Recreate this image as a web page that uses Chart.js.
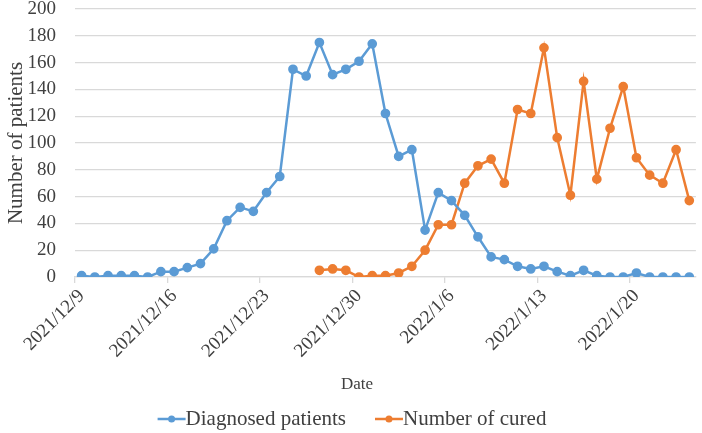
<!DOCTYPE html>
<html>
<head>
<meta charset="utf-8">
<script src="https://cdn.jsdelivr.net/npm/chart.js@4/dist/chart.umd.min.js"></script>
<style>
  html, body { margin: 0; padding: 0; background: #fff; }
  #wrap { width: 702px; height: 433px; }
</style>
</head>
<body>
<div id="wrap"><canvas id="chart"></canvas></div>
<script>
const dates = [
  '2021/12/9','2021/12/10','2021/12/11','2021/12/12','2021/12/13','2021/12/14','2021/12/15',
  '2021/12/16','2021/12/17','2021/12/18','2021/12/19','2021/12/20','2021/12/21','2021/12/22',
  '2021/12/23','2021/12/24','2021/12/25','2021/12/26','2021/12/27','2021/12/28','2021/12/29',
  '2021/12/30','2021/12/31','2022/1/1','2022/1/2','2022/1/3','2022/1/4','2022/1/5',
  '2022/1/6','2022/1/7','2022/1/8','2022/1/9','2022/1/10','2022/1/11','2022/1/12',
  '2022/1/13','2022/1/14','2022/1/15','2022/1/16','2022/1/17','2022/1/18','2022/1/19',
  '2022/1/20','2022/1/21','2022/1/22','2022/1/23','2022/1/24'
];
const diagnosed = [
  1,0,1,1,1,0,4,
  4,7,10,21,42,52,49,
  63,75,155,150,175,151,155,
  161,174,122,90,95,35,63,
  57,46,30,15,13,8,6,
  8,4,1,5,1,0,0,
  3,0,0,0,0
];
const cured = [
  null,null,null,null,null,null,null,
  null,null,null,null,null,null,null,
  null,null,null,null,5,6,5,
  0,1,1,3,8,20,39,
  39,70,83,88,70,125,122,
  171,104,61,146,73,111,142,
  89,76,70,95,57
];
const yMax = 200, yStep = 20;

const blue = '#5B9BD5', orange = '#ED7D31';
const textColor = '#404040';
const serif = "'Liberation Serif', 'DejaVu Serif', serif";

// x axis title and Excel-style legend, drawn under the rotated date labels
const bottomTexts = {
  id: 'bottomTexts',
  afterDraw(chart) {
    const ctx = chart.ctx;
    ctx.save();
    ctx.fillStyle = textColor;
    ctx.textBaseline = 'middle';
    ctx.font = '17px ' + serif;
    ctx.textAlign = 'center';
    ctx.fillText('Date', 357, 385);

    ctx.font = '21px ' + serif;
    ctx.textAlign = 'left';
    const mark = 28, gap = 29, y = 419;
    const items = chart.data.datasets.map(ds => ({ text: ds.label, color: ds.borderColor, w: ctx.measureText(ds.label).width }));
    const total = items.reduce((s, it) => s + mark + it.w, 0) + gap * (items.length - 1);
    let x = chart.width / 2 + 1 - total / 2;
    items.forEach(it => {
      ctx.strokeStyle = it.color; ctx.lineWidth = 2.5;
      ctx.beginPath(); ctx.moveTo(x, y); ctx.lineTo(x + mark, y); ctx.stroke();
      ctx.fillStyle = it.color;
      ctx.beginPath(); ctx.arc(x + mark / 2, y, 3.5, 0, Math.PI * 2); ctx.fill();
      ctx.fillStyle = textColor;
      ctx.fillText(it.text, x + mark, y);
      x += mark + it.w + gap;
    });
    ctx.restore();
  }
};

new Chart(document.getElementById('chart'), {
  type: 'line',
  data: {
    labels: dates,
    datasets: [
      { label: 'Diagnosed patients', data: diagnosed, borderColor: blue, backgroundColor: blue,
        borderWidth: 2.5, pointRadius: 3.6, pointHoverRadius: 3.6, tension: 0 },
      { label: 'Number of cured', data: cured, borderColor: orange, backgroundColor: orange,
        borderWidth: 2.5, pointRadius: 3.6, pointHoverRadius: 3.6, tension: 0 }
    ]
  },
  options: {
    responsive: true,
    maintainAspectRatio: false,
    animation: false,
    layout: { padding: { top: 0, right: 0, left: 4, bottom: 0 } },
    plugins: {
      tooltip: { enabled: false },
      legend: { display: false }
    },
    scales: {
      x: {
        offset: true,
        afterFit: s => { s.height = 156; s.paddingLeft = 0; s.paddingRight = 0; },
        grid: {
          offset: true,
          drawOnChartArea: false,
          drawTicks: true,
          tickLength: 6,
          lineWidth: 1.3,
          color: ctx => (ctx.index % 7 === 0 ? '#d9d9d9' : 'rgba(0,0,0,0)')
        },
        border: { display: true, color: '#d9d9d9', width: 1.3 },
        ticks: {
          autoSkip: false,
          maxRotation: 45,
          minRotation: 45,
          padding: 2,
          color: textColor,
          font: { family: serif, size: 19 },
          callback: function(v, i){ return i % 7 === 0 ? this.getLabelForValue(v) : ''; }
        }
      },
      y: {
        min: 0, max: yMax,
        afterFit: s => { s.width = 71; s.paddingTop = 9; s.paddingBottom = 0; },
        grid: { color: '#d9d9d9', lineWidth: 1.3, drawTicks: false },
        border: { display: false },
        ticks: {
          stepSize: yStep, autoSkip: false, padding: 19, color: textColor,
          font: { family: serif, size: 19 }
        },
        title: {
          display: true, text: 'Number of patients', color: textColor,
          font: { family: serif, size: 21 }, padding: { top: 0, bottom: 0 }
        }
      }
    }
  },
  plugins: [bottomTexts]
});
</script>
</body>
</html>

--------

→ **What you are asked to do**: Set down all the data again exactly as above, pictures excluded.

→ **Solution to the exercise**:
Recreate this image as a web page that uses Chart.js.
<!DOCTYPE html>
<html>
<head>
<meta charset="utf-8">
<script src="https://cdn.jsdelivr.net/npm/chart.js@4/dist/chart.umd.min.js"></script>
<style>
  html, body { margin: 0; padding: 0; background: #fff; }
  #wrap { width: 702px; height: 433px; }
</style>
</head>
<body>
<div id="wrap"><canvas id="chart"></canvas></div>
<script>
const dates = [
  '2021/12/9','2021/12/10','2021/12/11','2021/12/12','2021/12/13','2021/12/14','2021/12/15',
  '2021/12/16','2021/12/17','2021/12/18','2021/12/19','2021/12/20','2021/12/21','2021/12/22',
  '2021/12/23','2021/12/24','2021/12/25','2021/12/26','2021/12/27','2021/12/28','2021/12/29',
  '2021/12/30','2021/12/31','2022/1/1','2022/1/2','2022/1/3','2022/1/4','2022/1/5',
  '2022/1/6','2022/1/7','2022/1/8','2022/1/9','2022/1/10','2022/1/11','2022/1/12',
  '2022/1/13','2022/1/14','2022/1/15','2022/1/16','2022/1/17','2022/1/18','2022/1/19',
  '2022/1/20','2022/1/21','2022/1/22','2022/1/23','2022/1/24'
];
const diagnosed = [
  1,0,1,1,1,0,4,
  4,7,10,21,42,52,49,
  63,75,155,150,175,151,155,
  161,174,122,90,95,35,63,
  57,46,30,15,13,8,6,
  8,4,1,5,1,0,0,
  3,0,0,0,0
];
const cured = [
  null,null,null,null,null,null,null,
  null,null,null,null,null,null,null,
  null,null,null,null,5,6,5,
  0,1,1,3,8,20,39,
  39,70,83,88,70,125,122,
  171,104,61,146,73,111,142,
  89,76,70,95,57
];
const yMax = 200, yStep = 20;

const blue = '#5B9BD5', orange = '#ED7D31';
const textColor = '#404040';
const serif = "'Liberation Serif', 'DejaVu Serif', serif";

// x axis title and Excel-style legend, drawn under the rotated date labels
const bottomTexts = {
  id: 'bottomTexts',
  afterDraw(chart) {
    const ctx = chart.ctx;
    ctx.save();
    ctx.fillStyle = textColor;
    ctx.textBaseline = 'middle';
    ctx.font = '17px ' + serif;
    ctx.textAlign = 'center';
    ctx.fillText('Date', 357, 385);

    ctx.font = '21px ' + serif;
    ctx.textAlign = 'left';
    const mark = 28, gap = 29, y = 419;
    const items = chart.data.datasets.map(ds => ({ text: ds.label, color: ds.borderColor, w: ctx.measureText(ds.label).width }));
    const total = items.reduce((s, it) => s + mark + it.w, 0) + gap * (items.length - 1);
    let x = chart.width / 2 + 1 - total / 2;
    items.forEach(it => {
      ctx.strokeStyle = it.color; ctx.lineWidth = 2.5;
      ctx.beginPath(); ctx.moveTo(x, y); ctx.lineTo(x + mark, y); ctx.stroke();
      ctx.fillStyle = it.color;
      ctx.beginPath(); ctx.arc(x + mark / 2, y, 3.5, 0, Math.PI * 2); ctx.fill();
      ctx.fillStyle = textColor;
      ctx.fillText(it.text, x + mark, y);
      x += mark + it.w + gap;
    });
    ctx.restore();
  }
};

new Chart(document.getElementById('chart'), {
  type: 'line',
  data: {
    labels: dates,
    datasets: [
      { label: 'Diagnosed patients', data: diagnosed, borderColor: blue, backgroundColor: blue,
        borderWidth: 2.5, pointRadius: 3.6, pointHoverRadius: 3.6, tension: 0 },
      { label: 'Number of cured', data: cured, borderColor: orange, backgroundColor: orange,
        borderWidth: 2.5, pointRadius: 3.6, pointHoverRadius: 3.6, tension: 0 }
    ]
  },
  options: {
    responsive: true,
    maintainAspectRatio: false,
    animation: false,
    layout: { padding: { top: 0, right: 0, left: 4, bottom: 0 } },
    plugins: {
      tooltip: { enabled: false },
      legend: { display: false }
    },
    scales: {
      x: {
        offset: true,
        afterFit: s => { s.height = 156; s.paddingLeft = 0; s.paddingRight = 0; },
        grid: {
          offset: true,
          drawOnChartArea: false,
          drawTicks: true,
          tickLength: 6,
          lineWidth: 1.3,
          color: ctx => (ctx.index % 7 === 0 ? '#d9d9d9' : 'rgba(0,0,0,0)')
        },
        border: { display: true, color: '#d9d9d9', width: 1.3 },
        ticks: {
          autoSkip: false,
          maxRotation: 45,
          minRotation: 45,
          padding: 2,
          color: textColor,
          font: { family: serif, size: 19 },
          callback: function(v, i){ return i % 7 === 0 ? this.getLabelForValue(v) : ''; }
        }
      },
      y: {
        min: 0, max: yMax,
        afterFit: s => { s.width = 71; s.paddingTop = 9; s.paddingBottom = 0; },
        grid: { color: '#d9d9d9', lineWidth: 1.3, drawTicks: false },
        border: { display: false },
        ticks: {
          stepSize: yStep, autoSkip: false, padding: 19, color: textColor,
          font: { family: serif, size: 19 }
        },
        title: {
          display: true, text: 'Number of patients', color: textColor,
          font: { family: serif, size: 21 }, padding: { top: 0, bottom: 0 }
        }
      }
    }
  },
  plugins: [bottomTexts]
});
</script>
</body>
</html>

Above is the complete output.